Photo courtesy of URTech.ca
Cryptojacking, also known as cryptocurrency mining, has been one of the hottest topics in the cybersecurity world in the first half of 2018. In fact, two crypto-miner programs are on Check Point’s most wanted malware list.
Why is Cryptojacking on the Rise?
The reason is pretty simple, and also the main reason cybercriminals perform any of their malicious acts: to make money. While cryptojacking may not generate the kind of profit that ransomware does in the same amount of time, it’s a cheaper and safer alternative. Furthermore, cryptojacking code can go undetected for a long period of time, and once it’s discovered, it’s very hard to trace back to the source. On top of that, the victims have very little incentive to take the time and resources to trace back to the attackers since nothing was stolen or encrypted.

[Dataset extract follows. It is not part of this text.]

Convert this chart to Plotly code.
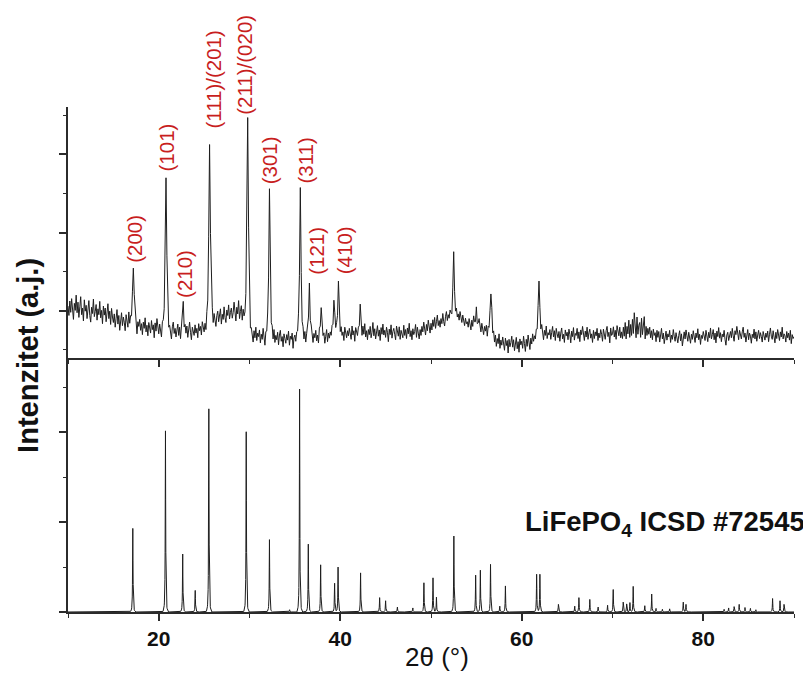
import numpy as np
import plotly.graph_objects as go

# ---------------- data ----------------
# measured pattern: background/noise sampled every 0.1 deg from 10.0 to 90.0 (arb. units)
two_theta_start = 10.0
two_theta_step = 0.1
measured_background = [
    212,188,225,196,231,205,178,219,201,240,
    195,222,183,210,236,190,207,174,228,199,
    214,180,203,226,188,171,209,193,230,185,
    198,216,176,205,190,224,182,201,167,212,
    189,207,172,196,218,180,199,165,206,184,
    170,192,158,181,203,166,188,150,177,195,
    162,184,171,149,190,174,158,197,168,180,
    163,176,148,169,186,157,141,172,160,178,
    150,167,139,171,155,182,146,163,136,170,
    158,143,175,152,164,131,169,148,180,154,
    141,166,150,133,172,157,145,168,139,160,
    152,138,163,147,128,159,171,142,155,133,
    149,166,137,158,126,152,143,169,134,157,
    140,161,132,153,171,145,126,158,150,137,
    164,143,155,131,167,149,160,138,172,154,
    146,168,152,175,158,181,163,190,171,186,
    170,193,176,160,188,199,172,184,205,166,
    191,178,210,183,170,202,188,215,179,196,
    207,181,195,222,186,174,209,192,226,180,
    198,213,176,204,187,170,163,181,152,170,
    146,129,157,138,120,149,131,158,124,143,
    134,151,118,140,127,155,136,112,147,130,
    140,121,150,133,115,144,128,152,119,137,
    126,145,113,138,150,122,134,108,141,129,
    117,139,125,148,112,135,127,143,104,131,
    138,122,146,130,139,126,149,133,118,141,
    128,147,120,136,152,125,140,116,144,132,
    119,142,131,150,123,138,114,145,129,137,
    148,126,140,117,135,152,121,143,130,146,
    133,150,127,141,156,138,147,132,151,140,
    128,153,137,146,124,158,139,131,149,136,
    155,142,127,161,138,149,122,157,141,134,
    150,137,162,145,129,158,140,167,133,149,
    126,152,139,160,131,145,170,136,154,128,
    146,162,135,151,124,157,140,166,138,150,
    132,158,145,121,153,139,164,130,147,155,
    140,126,161,148,135,159,127,150,143,131,
    163,137,152,129,156,141,168,134,149,126,
    154,139,147,165,132,158,143,128,152,137,
    160,146,171,152,138,165,149,176,157,143,
    168,151,177,160,183,155,172,189,162,175,
    158,180,167,193,172,161,186,198,175,190,
    181,202,188,171,195,210,186,178,200,184,
    192,176,198,183,170,189,174,162,181,167,
    172,158,180,165,151,176,160,185,166,154,
    170,149,163,178,157,146,168,152,139,160,
    148,163,135,155,141,150,132,158,127,143,
    120,138,109,129,116,141,104,125,112,133,
    118,99,130,111,124,92,127,108,119,135,
    107,126,98,118,132,103,121,94,128,113,
    122,104,135,116,96,127,109,138,119,101,
    130,115,141,122,136,128,146,133,152,139,
    147,133,158,140,126,150,137,161,129,144,
    138,152,127,145,160,133,149,124,155,141,
    131,147,122,143,156,128,140,119,151,136,
    145,126,153,139,118,148,134,157,125,142,
    137,155,129,146,121,151,139,160,132,124,
    148,133,158,127,144,153,130,141,119,150,
    129,146,136,155,124,143,131,152,140,122,
    153,138,127,149,160,134,145,118,156,137,
    141,159,133,150,127,162,144,136,158,131,
    146,129,158,135,170,128,160,141,176,132,
    165,137,178,142,195,150,131,184,140,163,
    170,132,181,139,163,185,128,160,137,155,
    140,158,131,149,126,153,137,144,121,150,
    132,147,120,140,155,128,143,116,139,148,
    125,141,133,150,119,138,127,152,135,122,
    144,130,118,137,149,123,141,110,132,146,
    128,151,136,122,145,133,117,140,127,149,
    135,119,143,131,154,126,140,114,137,129,
    147,133,124,150,138,121,145,131,156,128,
    139,152,126,143,118,148,134,157,130,144,
    121,140,133,150,127,112,138,145,124,141,
    147,131,155,136,122,149,139,160,133,126,
    150,137,128,146,158,132,143,120,139,152,
    126,143,135,117,140,131,153,128,146,122,
    138,150,129,144,134,120,147,138,125,143,
    132,148,121,140,156,135,127,149,130,118,
    145,129,152,137,124,146,133,158,128,141,
    136,120,147,131,143,125,150,116,139,129,
    134,
]

# measured Bragg peaks (2theta, height above background)
measured_peak_pos = [17.2, 20.8, 22.7, 25.6, 29.8, 32.2, 35.6, 36.6, 37.9, 39.3,
                     39.8, 42.2, 52.5, 55.0, 56.6, 61.9]
measured_peak_height = [161, 401, 55, 462, 542, 362, 366, 131, 71, 86,
                        125, 55, 141, 40, 111, 137]

# reference pattern LiFePO4 ICSD #72545 (2theta, intensity)
reference_peak_pos = [17.14, 20.74, 22.65, 24.02, 25.52, 29.64, 32.21, 34.42, 35.52, 36.48,
                      37.84, 39.38, 39.75, 42.25, 44.34, 45.0, 46.3, 48.0, 49.23, 50.22,
                      50.6, 52.51, 54.93, 55.45, 56.55, 57.58, 58.21, 61.63, 61.99, 64.05,
                      65.85, 66.29, 67.5, 68.42, 69.46, 70.08, 71.18, 71.55, 71.92, 72.28,
                      73.57, 74.31, 74.8, 75.5, 76.3, 77.8, 78.1, 82.3, 82.8, 83.4,
                      83.97, 84.6, 85.2, 85.8, 87.65, 88.46, 88.9]
reference_peak_height = [186, 403, 129, 48, 452, 401, 161, 5, 496, 151,
                         105, 64, 100, 87, 32, 25, 11, 9, 65, 76,
                         33, 169, 82, 93, 106, 13, 58, 84, 84, 17,
                         13, 32, 28, 11, 15, 50, 22, 18, 21, 57,
                         14, 40, 8, 6, 7, 22, 17, 6, 9, 12,
                         17, 10, 8, 5, 30, 25, 17]

# hkl labels and where they sit (2theta, intensity in the measured-pattern units)
hkl_labels = ["(200)", "(101)", "(210)", "(111)/(201)", "(211)/(020)",
              "(301)", "(311)", "(121)", "(410)"]
hkl_label_x = [17.32, 20.82, 22.84, 25.93, 29.46, 32.2, 36.18, 37.36, 40.49]
hkl_label_y = [385, 618, 293, 790, 828, 586, 583, 354, 354]

x_tick_vals = [20, 40, 60, 80]
x_tick_text = ["20", "40", "60", "80"]

# ---------------- build line shapes ----------------
top_profile = [1.0, 0.45, 0.15, 0.05]  # peak shape at 0.1 deg sampling
x_top = np.round(two_theta_start + two_theta_step * np.arange(len(measured_background)), 2)
y_top = np.array(measured_background, dtype=float)
for p, h in zip(measured_peak_pos, measured_peak_height):
    i = int(round((p - two_theta_start) / two_theta_step))
    for k, f in enumerate(top_profile):
        for j in {i - k, i + k}:
            if 0 <= j < len(y_top):
                y_top[j] += h * f

bot_step = 0.02
bot_profile = [1.0, 0.62, 0.33, 0.18, 0.11, 0.075, 0.05, 0.035, 0.026, 0.02,
               0.015, 0.011, 0.008, 0.005, 0.003]
x_bot = np.round(10 + bot_step * np.arange(4001), 2)
y_bot = np.zeros_like(x_bot)
for p, h in zip(reference_peak_pos, reference_peak_height):
    i = int(round((p - 10) / bot_step))
    for k, f in enumerate(bot_profile):
        for j in {i - k, i + k}:
            if 0 <= j < len(y_bot):
                y_bot[j] += h * f

# ---------------- figure ----------------
FONT = "Liberation Sans, Arial, sans-serif"
AX = "#2b2b2b"
RED = "#c81e1e"
SPLIT = 0.502
TOP_RANGE = [78, 721]
BOT_RANGE = [0, 564]

fig = go.Figure()
fig.add_trace(go.Scatter(x=x_top, y=y_top, mode="lines", xaxis="x2", yaxis="y2",
                         line=dict(color="#1e1e1e", width=1), showlegend=False,
                         hoverinfo="skip"))
fig.add_trace(go.Scatter(x=x_bot, y=y_bot, mode="lines", xaxis="x", yaxis="y",
                         line=dict(color="#1e1e1e", width=1), showlegend=False,
                         hoverinfo="skip"))

common_x = dict(range=[10, 90], showgrid=False, zeroline=False, showline=True,
                linecolor=AX, linewidth=1.5, ticks="outside", ticklen=7,
                tickwidth=1.5, tickcolor=AX, tickvals=x_tick_vals, ticktext=x_tick_text,
                minor=dict(tickvals=[10, 30, 50, 70, 90], ticks="outside", ticklen=4,
                           tickwidth=1.3, tickcolor=AX))
common_y = dict(showgrid=False, zeroline=False, showline=True, linecolor=AX,
                linewidth=1.5, ticks="outside", ticklen=7, tickwidth=1.5,
                tickcolor=AX, showticklabels=False, tick0=0, dtick=200,
                minor=dict(tick0=0, dtick=100, ticks="outside", ticklen=3.5,
                           tickwidth=1.3, tickcolor=AX))

annotations = []
for t, lx, ly in zip(hkl_labels, hkl_label_x, hkl_label_y):
    frac = (ly - TOP_RANGE[0]) / (TOP_RANGE[1] - TOP_RANGE[0])
    annotations.append(dict(x=lx, y=frac, xref="x2", yref="y2 domain", text=t,
                            showarrow=False, textangle=-90, xanchor="center",
                            yanchor="middle",
                            font=dict(family=FONT, size=20.5, color=RED)))
annotations.append(dict(x=-0.0545, y=0.508, xref="paper", yref="paper",
                        text="<b>Intenzitet (a.j.)</b>", showarrow=False, textangle=-90,
                        xanchor="center", yanchor="middle",
                        font=dict(family=FONT, size=29, color="#111")))
annotations.append(dict(x=0.508, y=-0.09, xref="paper", yref="paper",
                        text="2θ (°)", showarrow=False, xanchor="center",
                        yanchor="middle", font=dict(family=FONT, size=26, color="#111")))
annotations.append(dict(x=1.018, y=0.176, xref="paper", yref="paper",
                        text="<b>LiFePO<sub>4</sub> ICSD #72545</b>", showarrow=False,
                        xanchor="right", yanchor="middle",
                        font=dict(family=FONT, size=27.5, color="#111")))

# page body has an 8px default margin, so the figure is 8px smaller than the window
fig.update_layout(
    width=803, height=667,
    margin=dict(l=60, r=17, t=99, b=63),
    paper_bgcolor="white", plot_bgcolor="white",
    xaxis=dict(domain=[0, 1], anchor="y", showticklabels=True,
               tickfont=dict(family=FONT, size=21, color="#111", weight="bold"),
               **common_x),
    xaxis2=dict(domain=[0, 1], anchor="y2", showticklabels=False, **common_x),
    yaxis=dict(domain=[0, SPLIT], anchor="x", range=BOT_RANGE, **common_y),
    yaxis2=dict(domain=[SPLIT, 1], anchor="x2", range=TOP_RANGE, **common_y),
    annotations=annotations,
    showlegend=False,
)

fig.write_html("out.html")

Organizations are Taking Notice
As recent as Monday, June 11th, organizations such as the Federal Trade Commission (FTC) and Apple are taking steps to help rid the world of cryptojacking. While these acts certainly won’t completely eliminate the act of crypto mining, it will hopefully help. Apple recently updated its review guidelines to specifically prohibit iOS and Mac apps uploaded on the company’s official App Store from utilizing users’ devices for cryptocurrency mining. The policy reads as follows:
2.4 Hardware Compatibility
“2.4.2 Design your app to use power efficiently. Apps should not rapidly drain battery, generate excessive heat, or put unnecessary strain on device resources. Apps, including any third party advertisements displayed within them, may not run unrelated background processes, such as cryptocurrency mining.”
On June 7th, the US Federal Trade Commission notified the public that they are now taking complaints from US users about cryptojacking. This is the first official signal from US authorities that cryptojacking is an illegal practice, especially done without the user’s consent.

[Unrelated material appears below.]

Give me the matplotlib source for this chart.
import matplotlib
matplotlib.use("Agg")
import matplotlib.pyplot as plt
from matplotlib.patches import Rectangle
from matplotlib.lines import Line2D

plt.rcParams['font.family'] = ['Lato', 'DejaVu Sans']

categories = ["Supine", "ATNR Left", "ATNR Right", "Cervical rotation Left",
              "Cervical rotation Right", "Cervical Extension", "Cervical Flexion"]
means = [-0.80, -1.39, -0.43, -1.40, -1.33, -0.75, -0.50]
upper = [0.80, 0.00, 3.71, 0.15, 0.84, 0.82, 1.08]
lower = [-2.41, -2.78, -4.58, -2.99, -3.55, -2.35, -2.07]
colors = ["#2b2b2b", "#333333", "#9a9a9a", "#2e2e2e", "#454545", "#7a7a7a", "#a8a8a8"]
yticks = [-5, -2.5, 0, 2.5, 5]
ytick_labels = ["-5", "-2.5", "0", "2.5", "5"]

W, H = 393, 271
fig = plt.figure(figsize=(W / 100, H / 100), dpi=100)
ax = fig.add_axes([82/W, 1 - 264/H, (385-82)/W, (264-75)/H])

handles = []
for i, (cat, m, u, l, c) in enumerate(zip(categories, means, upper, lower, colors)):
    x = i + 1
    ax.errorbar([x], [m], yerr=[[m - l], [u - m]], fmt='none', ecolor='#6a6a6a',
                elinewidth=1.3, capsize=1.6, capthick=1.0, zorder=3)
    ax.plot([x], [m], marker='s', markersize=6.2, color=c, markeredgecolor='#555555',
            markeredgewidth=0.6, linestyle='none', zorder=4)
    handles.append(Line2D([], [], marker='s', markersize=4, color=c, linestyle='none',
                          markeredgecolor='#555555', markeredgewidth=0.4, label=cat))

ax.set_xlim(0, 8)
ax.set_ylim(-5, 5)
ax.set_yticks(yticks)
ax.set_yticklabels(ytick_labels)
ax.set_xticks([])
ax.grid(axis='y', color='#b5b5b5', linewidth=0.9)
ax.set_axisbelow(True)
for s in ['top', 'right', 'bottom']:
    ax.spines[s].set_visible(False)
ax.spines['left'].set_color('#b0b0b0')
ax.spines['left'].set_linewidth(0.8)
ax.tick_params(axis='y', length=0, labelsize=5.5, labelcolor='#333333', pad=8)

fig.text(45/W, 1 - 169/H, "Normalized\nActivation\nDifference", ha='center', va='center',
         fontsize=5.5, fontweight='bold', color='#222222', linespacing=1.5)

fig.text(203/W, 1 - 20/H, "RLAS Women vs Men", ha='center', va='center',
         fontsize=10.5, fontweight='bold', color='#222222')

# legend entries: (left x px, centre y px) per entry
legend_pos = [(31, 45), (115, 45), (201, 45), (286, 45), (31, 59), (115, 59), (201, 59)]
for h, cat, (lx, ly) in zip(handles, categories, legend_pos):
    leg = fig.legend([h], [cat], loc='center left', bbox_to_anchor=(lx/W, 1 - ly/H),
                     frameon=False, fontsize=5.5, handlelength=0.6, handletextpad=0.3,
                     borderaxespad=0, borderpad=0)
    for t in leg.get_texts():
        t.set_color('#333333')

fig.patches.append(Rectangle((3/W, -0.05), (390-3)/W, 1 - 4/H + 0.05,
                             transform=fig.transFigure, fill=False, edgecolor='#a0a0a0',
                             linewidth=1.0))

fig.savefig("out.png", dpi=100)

“It’s a truly historic moment,” commented Troy Mursch, a security researcher specializing in finding cryptojacking campaigns. “It’s the first time a US government organization has mentioned the word cryptojacking… It’s good to see them finally taking issues seriously and publishing that advisory.”
How to Protect Against Cryptojacking
The FTC also provided the following guidance for dealing with in-browser cryptojacking:
- Follow tried-and-true advice for avoiding malware: use antivirus software, set software and apps to update automatically, never install software or apps you don’t trust, don’t click links without knowing where they lead, and be careful about visiting unfamiliar sites.
- Look for and close performance hogs: it can be hard to diagnose cryptojacking, but one common symptom is poor device performance. Consider closing sites or apps that slow your device or drain your battery.
- Consider playing defense: Some browser extensions and ad blockers say they help defend against cryptojacking, doing things like blocking mining code. These tools may be worth considering but always do your homework first. Read reviews and check trusted sources before installing any online tools. Remember, some websites may keep you from using their site if you have blocking software installed.
As one cybersecurity expert said, cryptojacking is in its infancy. It’s believed that five percent of all Monero (a cryptocurrency) in circulation has been mined using cryptojacking techniques. As with all types of cybercriminal acts, once a way to a eliminate threat has been implemented, there will surely be another way to continue cryptojacking. Fortunately for general users, the only thing that’s going to happen is their devices may run slower than normal for a while.